→ **SHORT PROBLEM**
Do not copy the pictures. Write out the lines from the start of the entries through the line containing "from matplotlib.ticker import FuncFormatter".

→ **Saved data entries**
══════

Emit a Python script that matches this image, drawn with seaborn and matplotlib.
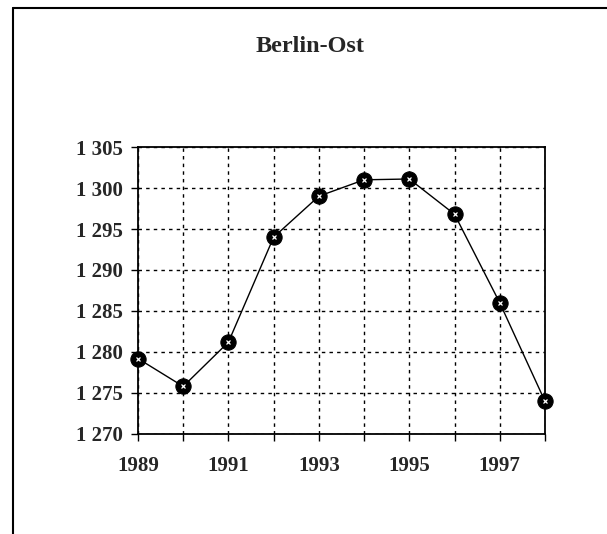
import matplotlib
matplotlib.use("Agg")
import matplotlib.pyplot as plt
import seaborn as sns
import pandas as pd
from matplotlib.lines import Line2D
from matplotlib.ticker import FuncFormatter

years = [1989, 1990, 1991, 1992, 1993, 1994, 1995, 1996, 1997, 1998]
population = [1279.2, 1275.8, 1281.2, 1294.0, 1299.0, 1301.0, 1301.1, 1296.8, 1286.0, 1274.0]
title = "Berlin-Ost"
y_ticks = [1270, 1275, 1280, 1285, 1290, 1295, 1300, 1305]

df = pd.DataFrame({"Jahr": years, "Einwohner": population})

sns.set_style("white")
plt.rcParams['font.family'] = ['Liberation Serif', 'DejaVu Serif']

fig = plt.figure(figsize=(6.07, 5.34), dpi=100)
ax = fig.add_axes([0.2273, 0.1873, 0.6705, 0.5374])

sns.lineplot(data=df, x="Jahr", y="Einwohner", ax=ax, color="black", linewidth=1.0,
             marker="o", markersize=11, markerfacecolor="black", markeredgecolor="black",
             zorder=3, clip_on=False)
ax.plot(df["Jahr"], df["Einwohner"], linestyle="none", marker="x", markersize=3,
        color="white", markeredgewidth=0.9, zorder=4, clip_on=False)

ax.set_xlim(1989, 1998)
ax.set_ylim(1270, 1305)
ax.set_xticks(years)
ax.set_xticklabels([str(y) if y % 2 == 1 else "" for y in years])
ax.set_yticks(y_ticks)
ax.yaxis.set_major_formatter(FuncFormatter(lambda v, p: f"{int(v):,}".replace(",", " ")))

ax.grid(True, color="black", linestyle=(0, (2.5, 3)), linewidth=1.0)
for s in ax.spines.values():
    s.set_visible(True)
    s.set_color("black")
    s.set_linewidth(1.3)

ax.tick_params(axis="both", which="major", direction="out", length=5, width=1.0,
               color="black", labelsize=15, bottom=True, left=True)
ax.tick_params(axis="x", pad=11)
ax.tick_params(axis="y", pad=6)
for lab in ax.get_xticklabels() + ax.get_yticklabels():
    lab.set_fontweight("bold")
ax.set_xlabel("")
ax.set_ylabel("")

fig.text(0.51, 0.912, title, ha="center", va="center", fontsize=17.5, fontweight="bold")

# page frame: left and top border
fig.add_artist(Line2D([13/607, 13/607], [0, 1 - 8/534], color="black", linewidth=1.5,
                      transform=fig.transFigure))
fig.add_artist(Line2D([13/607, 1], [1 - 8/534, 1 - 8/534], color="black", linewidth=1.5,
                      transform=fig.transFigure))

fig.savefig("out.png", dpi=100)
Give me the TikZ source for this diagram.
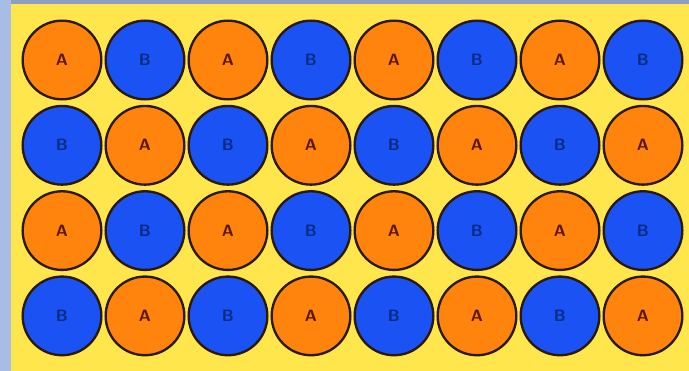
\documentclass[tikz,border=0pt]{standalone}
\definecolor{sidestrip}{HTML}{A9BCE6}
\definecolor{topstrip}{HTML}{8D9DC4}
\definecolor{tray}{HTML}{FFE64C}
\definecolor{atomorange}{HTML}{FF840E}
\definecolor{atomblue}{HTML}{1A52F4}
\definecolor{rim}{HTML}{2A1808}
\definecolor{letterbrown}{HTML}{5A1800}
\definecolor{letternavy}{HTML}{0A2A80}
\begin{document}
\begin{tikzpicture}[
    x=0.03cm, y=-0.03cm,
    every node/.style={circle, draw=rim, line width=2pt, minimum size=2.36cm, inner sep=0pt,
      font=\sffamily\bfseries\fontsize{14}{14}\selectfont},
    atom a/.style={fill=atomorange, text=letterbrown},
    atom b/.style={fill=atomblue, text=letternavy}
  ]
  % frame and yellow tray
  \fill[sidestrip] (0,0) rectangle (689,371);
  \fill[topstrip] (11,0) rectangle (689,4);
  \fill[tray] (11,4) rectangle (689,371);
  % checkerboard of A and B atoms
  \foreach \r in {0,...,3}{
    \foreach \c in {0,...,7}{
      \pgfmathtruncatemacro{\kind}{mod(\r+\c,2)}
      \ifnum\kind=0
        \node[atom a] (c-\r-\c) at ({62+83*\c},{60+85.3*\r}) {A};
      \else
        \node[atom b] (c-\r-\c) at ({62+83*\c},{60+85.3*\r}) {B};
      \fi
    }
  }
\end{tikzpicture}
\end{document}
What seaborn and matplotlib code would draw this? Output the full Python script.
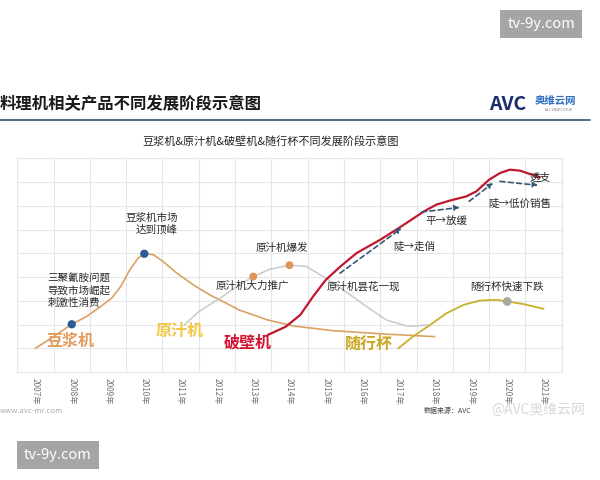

══════

→ **THE ANSWER**
Emit a Python script that matches this image, drawn with seaborn and matplotlib.
import matplotlib
matplotlib.use("Agg")
import matplotlib.pyplot as plt
import seaborn as sns
import pandas as pd
from matplotlib.lines import Line2D
from matplotlib.ticker import FuncFormatter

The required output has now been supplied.